Interview Malayalam

Put any religion’s name in Ee. Ma. Yau. you’ll find same issues: Lijo Jose Pellissery

On the sidelines of the 13th Habitat Film Festival, Pellissery spoke to us about his influences, some of the enduring themes of his films and his ever-increasing fan following.

Photo: Habitat Film Festival

Sukhpreet Kahlon

‘Bold’, ‘experimental’, ‘path-breaking’, are some of the adjectives often used to describe the films of Lijo Jose Pellissery. With each release, the Malayalam filmmaker makes it clear that he follows no rules other than his own.

His latest feature Ee. Ma. Yau., which won him the Best Director Award at the 48th Kerala State Film Awards and received rave reviews is no different, as he turns a solemn and serious occasion into something quite the opposite.
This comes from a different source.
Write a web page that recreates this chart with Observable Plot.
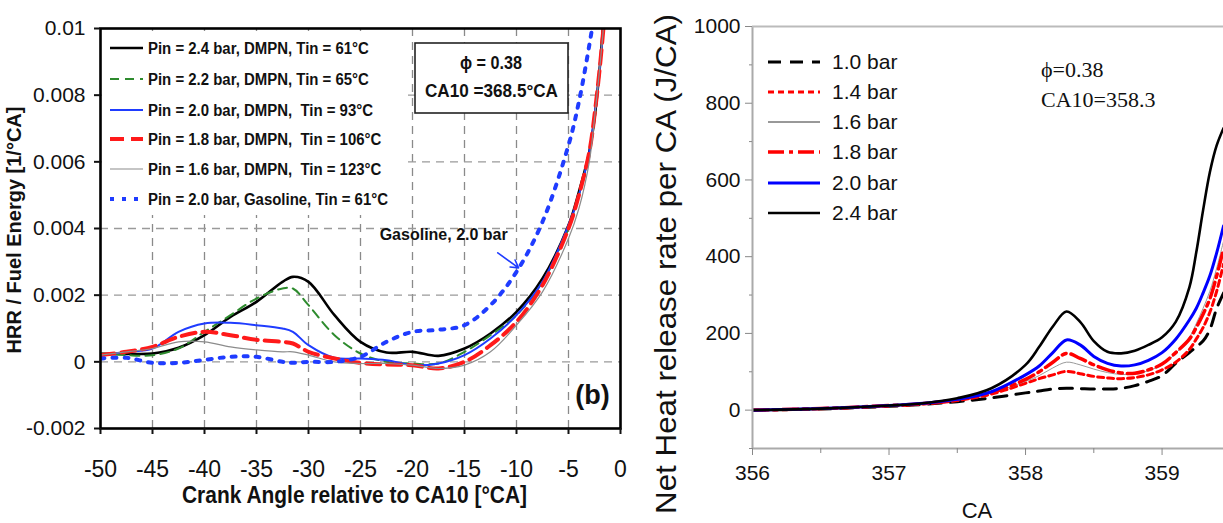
<!DOCTYPE html>
<html><head><meta charset="utf-8">
<script src="https://cdn.jsdelivr.net/npm/d3@7"></script>
<script src="https://cdn.jsdelivr.net/npm/@observablehq/plot@0.6"></script>
<style>
body{margin:0;background:#fff;}
#wrap{position:relative;width:1223px;height:523px;overflow:hidden;background:#fff;}
#left,#right{position:absolute;top:0;}
#left{left:0;} #right{left:640px;}
#overlay{position:absolute;left:0;top:0;pointer-events:none;}
</style></head><body>
<div id="wrap"><div id="left"></div><div id="right"></div><svg id="overlay" width="1223" height="523"></svg></div>
<script>
// ---------- Left panel (b): normalized HRR vs crank angle relative to CA10 ----------
const leftCA = [-50,-47.5,-45,-42.5,-40,-37.5,-35,-32.5,-31.5,-30,-27.5,-25,-22.5,-20,-17.5,-15,-12.5,-10,-7.5,-5,-4,-3,-2.5,-2,-1.5];
const dmpn24 = [0.00024,0.00024,0.00025,0.00042,0.0008,0.00135,0.0018,0.0024,0.00255,0.0024,0.0014,0.0006,0.00028,0.0003,0.00018,0.0004,0.00085,0.0015,0.0025,0.0041,0.0051,0.0063,0.0073,0.0088,0.0108];
const dmpn22 = [0.00025,0.0002,0.0002,0.0004,0.0009,0.0014,0.0019,0.0022,0.0022,0.0017,0.0008,0.00025,0.0,-0.00005,-0.00005,0.0003,0.0008,0.0014,0.0024,0.004,0.005,0.0063,0.0073,0.0088,0.0107];
const dmpn20 = [0.0002,0.0003,0.0004,0.0009,0.00115,0.00117,0.0011,0.001,0.0009,0.0005,0.00012,0.0001,0.00005,-0.0001,-0.00005,0.0002,0.0007,0.0014,0.0024,0.0041,0.005,0.0063,0.0074,0.0088,0.0105];
const dmpn18 = [0.0002,0.0003,0.00045,0.00075,0.0009,0.0008,0.00066,0.0006,0.00055,0.0003,0.0001,-0.00003,-0.00008,-0.0001,-0.0002,0.0,0.0005,0.0012,0.0023,0.004,0.005,0.0063,0.0074,0.0088,0.0105];
const dmpn16 = [0.0002,0.0003,0.0004,0.0006,0.0006,0.00045,0.00036,0.0003,0.0003,0.0002,0.0,-0.00005,-0.00005,-0.0001,-0.0002,-0.0001,0.0003,0.0011,0.0021,0.0037,0.0046,0.006,0.0073,0.0088,0.0105];
const gasoline20 = [0.0001,0.00012,-0.00003,-0.00003,0.00006,0.00015,0.00015,0.0,-0.00003,0.0,0.0,0.00015,0.0006,0.0009,0.00096,0.0011,0.0017,0.0027,0.0042,0.0065,0.0078,0.0095,0.0105,0.012,0.014];
const leftLabels = [
  "Pin = 2.4 bar, DMPN, Tin = 61°C",
  "Pin = 2.2 bar, DMPN, Tin = 65°C",
  "Pin = 2.0 bar, DMPN,  Tin = 93°C",
  "Pin = 1.8 bar, DMPN,  Tin = 106°C",
  "Pin = 1.6 bar, DMPN,  Tin = 123°C",
  "Pin = 2.0 bar, Gasoline, Tin = 61°C"
];
const leftXTicks = [-50,-45,-40,-35,-30,-25,-20,-15,-10,-5,0];
const leftYTicks = [-0.002,0,0.002,0.004,0.006,0.008,0.01];

// ---------- Right panel: net heat release rate per CA ----------
const rightCA = [356,356.5,357,357.25,357.5,357.75,358,358.1,358.2,358.3,358.4,358.5,358.6,358.7,358.8,358.9,359,359.1,359.2,359.25,359.3,359.35,359.4,359.45];
const bar10 = [0,3,10,15,22,32,45,50,55,57,56,55,55,57,64,75,90,122,150,165,180,210,265,305];
const bar14 = [0,4,11,16,25,42,70,82,92,101,95,88,84,82,85,92,105,125,158,185,215,255,310,380];
const bar16 = [0,4,12,17,26,44,75,90,110,125,118,107,98,93,94,103,118,148,190,225,265,310,370,440];
const bar18 = [0,4,12,17,27,45,80,100,125,148,135,118,105,97,96,105,120,150,185,215,250,290,350,420];
const bar20 = [0,4,12,18,28,48,92,115,150,183,170,140,122,115,118,130,150,185,235,265,305,350,410,480];
const bar24 = [0,4,12,18,31,57,118,165,218,257,230,180,152,148,155,170,190,230,320,410,520,620,690,735];
const rightLabels = ["1.0 bar","1.4 bar","1.6 bar","1.8 bar","2.0 bar","2.4 bar"];
const rightXTicks = [356,357,358,359];
const rightXMinor = [356.5,357.5,358.5];
const rightYTicks = [0,200,400,600,800,1000];
const rightYMinor = [-100,100,300,500,700,900];

// ---------- styles (kept separate from data) ----------
const arial = "'Liberation Sans',Arial,Helvetica,sans-serif";
const leftStyles = [
  {v: dmpn24, stroke: "#000000", w: 2.6, dash: null},
  {v: dmpn22, stroke: "#2e8b2e", w: 2, dash: "9,6"},
  {v: dmpn20, stroke: "#1f3cff", w: 2, dash: null},
  {v: dmpn18, stroke: "#ff1a1a", w: 4, dash: "14,7"},
  {v: dmpn16, stroke: "#8c8c8c", w: 1.2, dash: null},
  {v: gasoline20, stroke: "#1f3cff", w: 4, dash: "4,8"}
];
const rightStyles = [
  {v: bar10, stroke: "#000000", legend: "#000000", w: 3, dash: "13,9"},
  {v: bar14, stroke: "#ff0000", legend: "#ff0000", w: 3, dash: "6,4"},
  {v: bar16, stroke: "#9a9a9a", legend: "#333333", w: 1, dash: null},
  {v: bar18, stroke: "#ff0000", legend: "#ff0000", w: 3.5, dash: "16,5,4,5"},
  {v: bar20, stroke: "#0000ff", legend: "#0000ff", w: 3, dash: null},
  {v: bar24, stroke: "#000000", legend: "#000000", w: 2.6, dash: null}
];

// ---------- Left plot ----------
const leftPlot = Plot.plot({
  width: 640, height: 523,
  marginLeft: 100, marginRight: 20, marginTop: 28, marginBottom: 95,
  style: {fontFamily: arial, color: "#111", background: "transparent"},
  x: {domain: [-50, 0]},
  y: {domain: [-0.002, 0.01]},
  marks: [
    Plot.gridX(leftXTicks.slice(1, -1), {stroke: "#8a8a8a", strokeOpacity: 1, strokeWidth: 1.3, strokeDasharray: "8,6"}),
    Plot.gridY(leftYTicks.slice(1, -1), {stroke: "#9a9a9a", strokeOpacity: 1, strokeWidth: 1.3, strokeDasharray: "8,6"}),
    ...leftStyles.map(s => Plot.line(leftCA.map((x, i) => ({x, y: s.v[i]})), {
      x: "x", y: "y", stroke: s.stroke, strokeWidth: s.w, strokeDasharray: s.dash,
      curve: "catmull-rom", clip: true
    })),
    Plot.text([{x: -17, y: 0.0038, t: "Gasoline, 2.0 bar"}], {x: "x", y: "y", text: "t", fontSize: 16, fontWeight: "bold", fill: "#111"}),
    Plot.arrow([{x1: -11.8, y1: 0.00327, x2: -9.8, y2: 0.00282}], {x1: "x1", y1: "y1", x2: "x2", y2: "y2", stroke: "#1f3cff", strokeWidth: 1.6, headLength: 9}),
    Plot.text([{x: -2.7, y: -0.001, t: "(b)"}], {x: "x", y: "y", text: "t", fontSize: 27, fontWeight: "bold", fill: "#111"}),
    Plot.frame({stroke: "#000", strokeWidth: 2.6}),
    Plot.axisX({ticks: leftXTicks, tickFormat: d => String(d), tickSize: 6, tickPadding: 26, fontSize: 23, strokeWidth: 2, label: null}),
    Plot.axisY({ticks: leftYTicks, tickFormat: d => String(+d.toFixed(3)), tickSize: 6, tickPadding: 9, fontSize: 21, strokeWidth: 2, label: null})
  ]
});
document.getElementById("left").appendChild(leftPlot);

// ---------- Right plot ----------
const rightPlot = Plot.plot({
  width: 583, height: 523,
  marginLeft: 112, marginRight: 0, marginTop: 26, marginBottom: 75,
  style: {fontFamily: arial, color: "#111", background: "transparent"},
  x: {domain: [356, 359.45]},
  y: {domain: [-100, 1000]},
  marks: [
    ...rightStyles.map(s => Plot.line(rightCA.map((x, i) => ({x, y: s.v[i]})), {
      x: "x", y: "y", stroke: s.stroke, strokeWidth: s.w, strokeDasharray: s.dash,
      curve: "catmull-rom", clip: true
    })),
    Plot.ruleX([356], {stroke: "#aaaaaa", strokeWidth: 2}),
    Plot.ruleY([-100], {stroke: "#aaaaaa", strokeWidth: 2}),
    Plot.ruleY([1000], {stroke: "#bbbbbb", strokeWidth: 2}),
    Plot.axisX({ticks: rightXTicks, tickFormat: d => String(d), tickSize: 7, tickPadding: 10, fontSize: 21, stroke: "#888", label: null}),
    Plot.axisX({ticks: rightXMinor, tickSize: 5, text: null, stroke: "#888", label: null}),
    Plot.axisY({ticks: rightYTicks, tickFormat: d => String(d), tickSize: 7, tickPadding: 5, fontSize: 21, stroke: "#888", label: null}),
    Plot.axisY({ticks: rightYMinor, tickSize: 3, text: null, stroke: "#888", label: null})
  ]
});
document.getElementById("right").appendChild(rightPlot);

// ---------- Overlay: legends, annotation boxes, axis titles ----------
const ov = d3.select("#overlay");

// left legend (white background hides grid)
ov.append("rect").attr("x", 102).attr("y", 31).attr("width", 300).attr("height", 184).attr("fill", "#fff");
const lRows = [48, 79, 110, 139, 169, 199];
leftStyles.forEach((s, i) => {
  ov.append("line").attr("x1", 110).attr("x2", 143).attr("y1", lRows[i]).attr("y2", lRows[i])
    .attr("stroke", s.stroke).attr("stroke-width", s.w).attr("stroke-dasharray", s.dash);
  ov.append("text").attr("transform", `translate(148,${lRows[i] + 6}) scale(0.88,1)`).text(leftLabels[i])
    .attr("font-family", arial).attr("font-weight", "bold").attr("font-size", 17).attr("fill", "#111")
    .attr("xml:space", "preserve").style("white-space", "pre");
});
// left annotation box
ov.append("rect").attr("x", 415).attr("y", 43).attr("width", 153).attr("height", 70)
  .attr("fill", "#fff").attr("stroke", "#222").attr("stroke-width", 1.6);
ov.append("text").attr("x", 460).attr("y", 69).attr("textLength", 62).attr("lengthAdjust", "spacingAndGlyphs").text("ϕ = 0.38")
  .attr("font-family", arial).attr("font-weight", "bold").attr("font-size", 18).attr("fill", "#111");
ov.append("text").attr("x", 425).attr("y", 97).attr("textLength", 133).attr("lengthAdjust", "spacingAndGlyphs").text("CA10 =368.5°CA")
  .attr("font-family", arial).attr("font-weight", "bold").attr("font-size", 18).attr("fill", "#111");
// left axis titles
ov.append("text").attr("x", 182).attr("y", 503).attr("textLength", 345).attr("lengthAdjust", "spacingAndGlyphs")
  .text("Crank Angle relative to CA10 [°CA]")
  .attr("font-family", arial).attr("font-weight", "bold").attr("font-size", 23).attr("fill", "#111");
ov.append("text").attr("transform", "translate(21,230) rotate(-90)").attr("text-anchor", "middle")
  .text("HRR / Fuel Energy [1/°CA]")
  .attr("font-family", arial).attr("font-weight", "bold").attr("font-size", 20).attr("fill", "#111");

// right legend
const rRows = [62, 92, 122, 152, 183, 213];
rightStyles.forEach((s, i) => {
  ov.append("line").attr("x1", 768).attr("x2", 820).attr("y1", rRows[i]).attr("y2", rRows[i])
    .attr("stroke", s.legend).attr("stroke-width", s.w).attr("stroke-dasharray", s.dash);
  ov.append("text").attr("x", 832).attr("y", rRows[i] + 7).text(rightLabels[i])
    .attr("font-family", arial).attr("font-size", 21).attr("fill", "#111");
});
// right annotation
ov.append("text").attr("x", 1041).attr("y", 77).text("ϕ=0.38")
  .attr("font-family", "'Liberation Serif','Times New Roman',serif").attr("font-size", 22).attr("fill", "#111");
ov.append("text").attr("x", 1041).attr("y", 107).text("CA10=358.3")
  .attr("font-family", "'Liberation Serif','Times New Roman',serif").attr("font-size", 22).attr("fill", "#111");
// right axis titles
ov.append("text").attr("x", 977).attr("y", 518).attr("text-anchor", "middle").text("CA")
  .attr("font-family", arial).attr("font-size", 22).attr("fill", "#111");
ov.append("text").attr("transform", "translate(676,264) rotate(-90)").attr("text-anchor", "middle")
  .attr("textLength", 500).attr("lengthAdjust", "spacingAndGlyphs")
  .text("Net Heat release rate per CA (J/CA)")
  .attr("font-family", arial).attr("font-size", 29).attr("fill", "#111");
</script>
</body></html>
Beginning his career with Nayakan (2010), an unusual crime revenge film, Pellissery’s films explore crime and the underworld in ways that are unexpected.

In his 2013 film Amen, which starred the immensely popular Fahadh Faasil, he intermingled several genres to create an unconventional narrative. The film did very well at the box-office and won him a dedicated fan following.

His next, Double Barrel (2015) a gangster comedy, failed to impress critics, but a relatively unperturbed Pellissery bounced back with Angamaly Diaries (2017), another crime film which featured an astounding 86 first-time actors and was a big commercial success as well.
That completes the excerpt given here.